Data section

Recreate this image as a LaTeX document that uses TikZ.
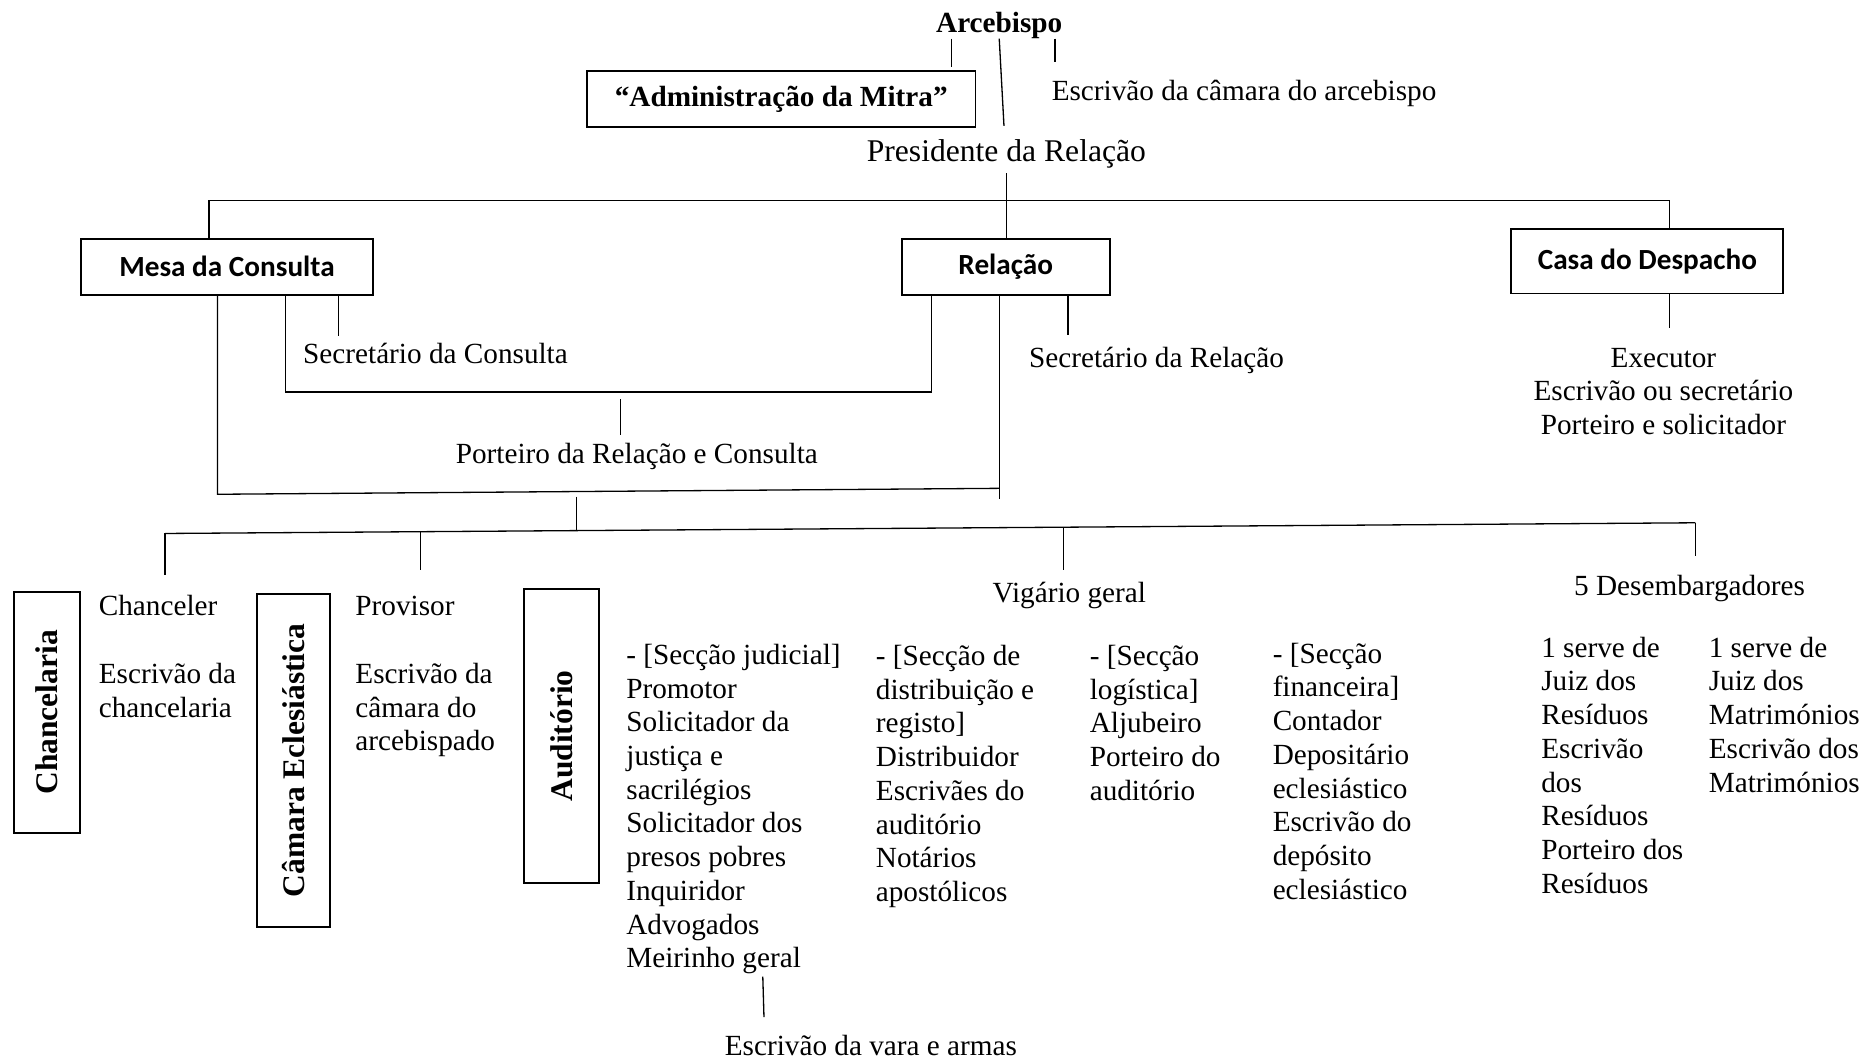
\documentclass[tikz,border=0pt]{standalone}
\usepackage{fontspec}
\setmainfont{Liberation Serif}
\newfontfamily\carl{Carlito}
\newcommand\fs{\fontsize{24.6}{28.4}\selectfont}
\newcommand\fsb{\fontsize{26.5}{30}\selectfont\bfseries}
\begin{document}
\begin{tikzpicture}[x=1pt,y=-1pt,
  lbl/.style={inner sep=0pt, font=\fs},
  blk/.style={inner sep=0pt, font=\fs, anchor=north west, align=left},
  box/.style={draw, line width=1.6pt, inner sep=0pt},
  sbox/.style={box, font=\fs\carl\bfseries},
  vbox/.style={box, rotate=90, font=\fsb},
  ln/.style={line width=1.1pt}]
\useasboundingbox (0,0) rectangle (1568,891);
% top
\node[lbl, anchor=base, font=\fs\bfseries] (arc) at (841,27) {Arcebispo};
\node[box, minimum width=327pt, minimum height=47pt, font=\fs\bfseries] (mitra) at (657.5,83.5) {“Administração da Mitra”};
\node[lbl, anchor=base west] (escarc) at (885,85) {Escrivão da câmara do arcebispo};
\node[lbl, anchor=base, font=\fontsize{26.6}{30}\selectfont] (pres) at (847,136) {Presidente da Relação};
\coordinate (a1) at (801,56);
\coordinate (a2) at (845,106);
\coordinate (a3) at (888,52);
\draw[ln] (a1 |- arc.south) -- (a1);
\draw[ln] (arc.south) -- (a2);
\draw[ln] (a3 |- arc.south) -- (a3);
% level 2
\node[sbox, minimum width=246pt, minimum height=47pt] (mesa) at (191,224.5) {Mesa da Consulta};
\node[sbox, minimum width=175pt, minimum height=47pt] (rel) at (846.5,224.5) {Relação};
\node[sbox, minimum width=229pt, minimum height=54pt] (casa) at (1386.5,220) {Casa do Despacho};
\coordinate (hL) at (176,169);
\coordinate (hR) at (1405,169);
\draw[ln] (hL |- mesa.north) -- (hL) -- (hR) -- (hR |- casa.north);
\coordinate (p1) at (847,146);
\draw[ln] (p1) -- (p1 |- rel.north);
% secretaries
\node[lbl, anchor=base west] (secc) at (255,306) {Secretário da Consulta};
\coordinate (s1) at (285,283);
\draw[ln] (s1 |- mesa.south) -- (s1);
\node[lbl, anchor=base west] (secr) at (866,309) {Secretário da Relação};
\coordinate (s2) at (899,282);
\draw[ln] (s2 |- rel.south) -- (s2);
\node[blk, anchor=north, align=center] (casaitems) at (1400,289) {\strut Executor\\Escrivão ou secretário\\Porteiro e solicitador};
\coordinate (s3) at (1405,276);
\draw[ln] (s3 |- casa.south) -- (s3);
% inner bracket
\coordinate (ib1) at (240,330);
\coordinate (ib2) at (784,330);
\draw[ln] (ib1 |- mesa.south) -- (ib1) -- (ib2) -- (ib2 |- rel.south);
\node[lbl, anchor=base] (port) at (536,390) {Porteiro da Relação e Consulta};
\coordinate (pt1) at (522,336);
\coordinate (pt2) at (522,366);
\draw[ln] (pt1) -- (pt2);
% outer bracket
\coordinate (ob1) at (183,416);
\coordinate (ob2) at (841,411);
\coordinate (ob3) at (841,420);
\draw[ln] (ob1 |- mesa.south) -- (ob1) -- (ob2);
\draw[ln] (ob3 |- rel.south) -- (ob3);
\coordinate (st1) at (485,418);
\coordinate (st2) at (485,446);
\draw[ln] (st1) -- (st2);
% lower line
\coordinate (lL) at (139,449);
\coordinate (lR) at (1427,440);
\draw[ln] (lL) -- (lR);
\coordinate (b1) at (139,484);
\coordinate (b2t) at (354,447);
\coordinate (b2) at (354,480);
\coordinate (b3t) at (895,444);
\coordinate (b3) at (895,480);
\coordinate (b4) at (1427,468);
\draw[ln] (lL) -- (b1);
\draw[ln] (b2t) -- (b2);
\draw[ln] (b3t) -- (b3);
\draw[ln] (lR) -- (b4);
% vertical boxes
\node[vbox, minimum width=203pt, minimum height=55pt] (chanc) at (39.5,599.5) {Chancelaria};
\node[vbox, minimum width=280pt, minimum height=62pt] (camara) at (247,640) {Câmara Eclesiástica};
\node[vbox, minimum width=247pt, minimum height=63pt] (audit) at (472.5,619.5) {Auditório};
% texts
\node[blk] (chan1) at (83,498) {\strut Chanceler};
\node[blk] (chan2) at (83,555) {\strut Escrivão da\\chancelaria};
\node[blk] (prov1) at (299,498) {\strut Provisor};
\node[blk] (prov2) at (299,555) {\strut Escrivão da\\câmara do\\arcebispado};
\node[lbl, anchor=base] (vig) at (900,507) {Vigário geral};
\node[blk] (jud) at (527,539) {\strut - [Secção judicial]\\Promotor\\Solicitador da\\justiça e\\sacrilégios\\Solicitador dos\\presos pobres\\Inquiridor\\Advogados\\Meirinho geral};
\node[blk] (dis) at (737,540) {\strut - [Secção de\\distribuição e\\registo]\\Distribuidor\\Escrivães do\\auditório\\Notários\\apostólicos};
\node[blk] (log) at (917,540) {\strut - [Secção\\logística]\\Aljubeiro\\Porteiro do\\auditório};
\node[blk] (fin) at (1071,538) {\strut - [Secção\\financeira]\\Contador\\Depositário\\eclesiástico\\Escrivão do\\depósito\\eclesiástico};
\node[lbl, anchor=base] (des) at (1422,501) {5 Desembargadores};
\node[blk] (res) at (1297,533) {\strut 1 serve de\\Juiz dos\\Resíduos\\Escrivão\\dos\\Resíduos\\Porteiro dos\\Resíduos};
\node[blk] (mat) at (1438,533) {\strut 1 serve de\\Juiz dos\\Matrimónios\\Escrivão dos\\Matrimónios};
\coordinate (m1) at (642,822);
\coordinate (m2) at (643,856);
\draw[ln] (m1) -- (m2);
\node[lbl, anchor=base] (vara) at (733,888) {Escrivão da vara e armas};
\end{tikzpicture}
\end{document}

What you are asked to do
Copy all the data exactly as written, but skip any picture.

Result for this exercise
Recreate this image as a LaTeX document that uses TikZ.
\documentclass[tikz,border=0pt]{standalone}
\usepackage{fontspec}
\setmainfont{Liberation Serif}
\newfontfamily\carl{Carlito}
\newcommand\fs{\fontsize{24.6}{28.4}\selectfont}
\newcommand\fsb{\fontsize{26.5}{30}\selectfont\bfseries}
\begin{document}
\begin{tikzpicture}[x=1pt,y=-1pt,
  lbl/.style={inner sep=0pt, font=\fs},
  blk/.style={inner sep=0pt, font=\fs, anchor=north west, align=left},
  box/.style={draw, line width=1.6pt, inner sep=0pt},
  sbox/.style={box, font=\fs\carl\bfseries},
  vbox/.style={box, rotate=90, font=\fsb},
  ln/.style={line width=1.1pt}]
\useasboundingbox (0,0) rectangle (1568,891);
% top
\node[lbl, anchor=base, font=\fs\bfseries] (arc) at (841,27) {Arcebispo};
\node[box, minimum width=327pt, minimum height=47pt, font=\fs\bfseries] (mitra) at (657.5,83.5) {“Administração da Mitra”};
\node[lbl, anchor=base west] (escarc) at (885,85) {Escrivão da câmara do arcebispo};
\node[lbl, anchor=base, font=\fontsize{26.6}{30}\selectfont] (pres) at (847,136) {Presidente da Relação};
\coordinate (a1) at (801,56);
\coordinate (a2) at (845,106);
\coordinate (a3) at (888,52);
\draw[ln] (a1 |- arc.south) -- (a1);
\draw[ln] (arc.south) -- (a2);
\draw[ln] (a3 |- arc.south) -- (a3);
% level 2
\node[sbox, minimum width=246pt, minimum height=47pt] (mesa) at (191,224.5) {Mesa da Consulta};
\node[sbox, minimum width=175pt, minimum height=47pt] (rel) at (846.5,224.5) {Relação};
\node[sbox, minimum width=229pt, minimum height=54pt] (casa) at (1386.5,220) {Casa do Despacho};
\coordinate (hL) at (176,169);
\coordinate (hR) at (1405,169);
\draw[ln] (hL |- mesa.north) -- (hL) -- (hR) -- (hR |- casa.north);
\coordinate (p1) at (847,146);
\draw[ln] (p1) -- (p1 |- rel.north);
% secretaries
\node[lbl, anchor=base west] (secc) at (255,306) {Secretário da Consulta};
\coordinate (s1) at (285,283);
\draw[ln] (s1 |- mesa.south) -- (s1);
\node[lbl, anchor=base west] (secr) at (866,309) {Secretário da Relação};
\coordinate (s2) at (899,282);
\draw[ln] (s2 |- rel.south) -- (s2);
\node[blk, anchor=north, align=center] (casaitems) at (1400,289) {\strut Executor\\Escrivão ou secretário\\Porteiro e solicitador};
\coordinate (s3) at (1405,276);
\draw[ln] (s3 |- casa.south) -- (s3);
% inner bracket
\coordinate (ib1) at (240,330);
\coordinate (ib2) at (784,330);
\draw[ln] (ib1 |- mesa.south) -- (ib1) -- (ib2) -- (ib2 |- rel.south);
\node[lbl, anchor=base] (port) at (536,390) {Porteiro da Relação e Consulta};
\coordinate (pt1) at (522,336);
\coordinate (pt2) at (522,366);
\draw[ln] (pt1) -- (pt2);
% outer bracket
\coordinate (ob1) at (183,416);
\coordinate (ob2) at (841,411);
\coordinate (ob3) at (841,420);
\draw[ln] (ob1 |- mesa.south) -- (ob1) -- (ob2);
\draw[ln] (ob3 |- rel.south) -- (ob3);
\coordinate (st1) at (485,418);
\coordinate (st2) at (485,446);
\draw[ln] (st1) -- (st2);
% lower line
\coordinate (lL) at (139,449);
\coordinate (lR) at (1427,440);
\draw[ln] (lL) -- (lR);
\coordinate (b1) at (139,484);
\coordinate (b2t) at (354,447);
\coordinate (b2) at (354,480);
\coordinate (b3t) at (895,444);
\coordinate (b3) at (895,480);
\coordinate (b4) at (1427,468);
\draw[ln] (lL) -- (b1);
\draw[ln] (b2t) -- (b2);
\draw[ln] (b3t) -- (b3);
\draw[ln] (lR) -- (b4);
% vertical boxes
\node[vbox, minimum width=203pt, minimum height=55pt] (chanc) at (39.5,599.5) {Chancelaria};
\node[vbox, minimum width=280pt, minimum height=62pt] (camara) at (247,640) {Câmara Eclesiástica};
\node[vbox, minimum width=247pt, minimum height=63pt] (audit) at (472.5,619.5) {Auditório};
% texts
\node[blk] (chan1) at (83,498) {\strut Chanceler};
\node[blk] (chan2) at (83,555) {\strut Escrivão da\\chancelaria};
\node[blk] (prov1) at (299,498) {\strut Provisor};
\node[blk] (prov2) at (299,555) {\strut Escrivão da\\câmara do\\arcebispado};
\node[lbl, anchor=base] (vig) at (900,507) {Vigário geral};
\node[blk] (jud) at (527,539) {\strut - [Secção judicial]\\Promotor\\Solicitador da\\justiça e\\sacrilégios\\Solicitador dos\\presos pobres\\Inquiridor\\Advogados\\Meirinho geral};
\node[blk] (dis) at (737,540) {\strut - [Secção de\\distribuição e\\registo]\\Distribuidor\\Escrivães do\\auditório\\Notários\\apostólicos};
\node[blk] (log) at (917,540) {\strut - [Secção\\logística]\\Aljubeiro\\Porteiro do\\auditório};
\node[blk] (fin) at (1071,538) {\strut - [Secção\\financeira]\\Contador\\Depositário\\eclesiástico\\Escrivão do\\depósito\\eclesiástico};
\node[lbl, anchor=base] (des) at (1422,501) {5 Desembargadores};
\node[blk] (res) at (1297,533) {\strut 1 serve de\\Juiz dos\\Resíduos\\Escrivão\\dos\\Resíduos\\Porteiro dos\\Resíduos};
\node[blk] (mat) at (1438,533) {\strut 1 serve de\\Juiz dos\\Matrimónios\\Escrivão dos\\Matrimónios};
\coordinate (m1) at (642,822);
\coordinate (m2) at (643,856);
\draw[ln] (m1) -- (m2);
\node[lbl, anchor=base] (vara) at (733,888) {Escrivão da vara e armas};
\end{tikzpicture}
\end{document}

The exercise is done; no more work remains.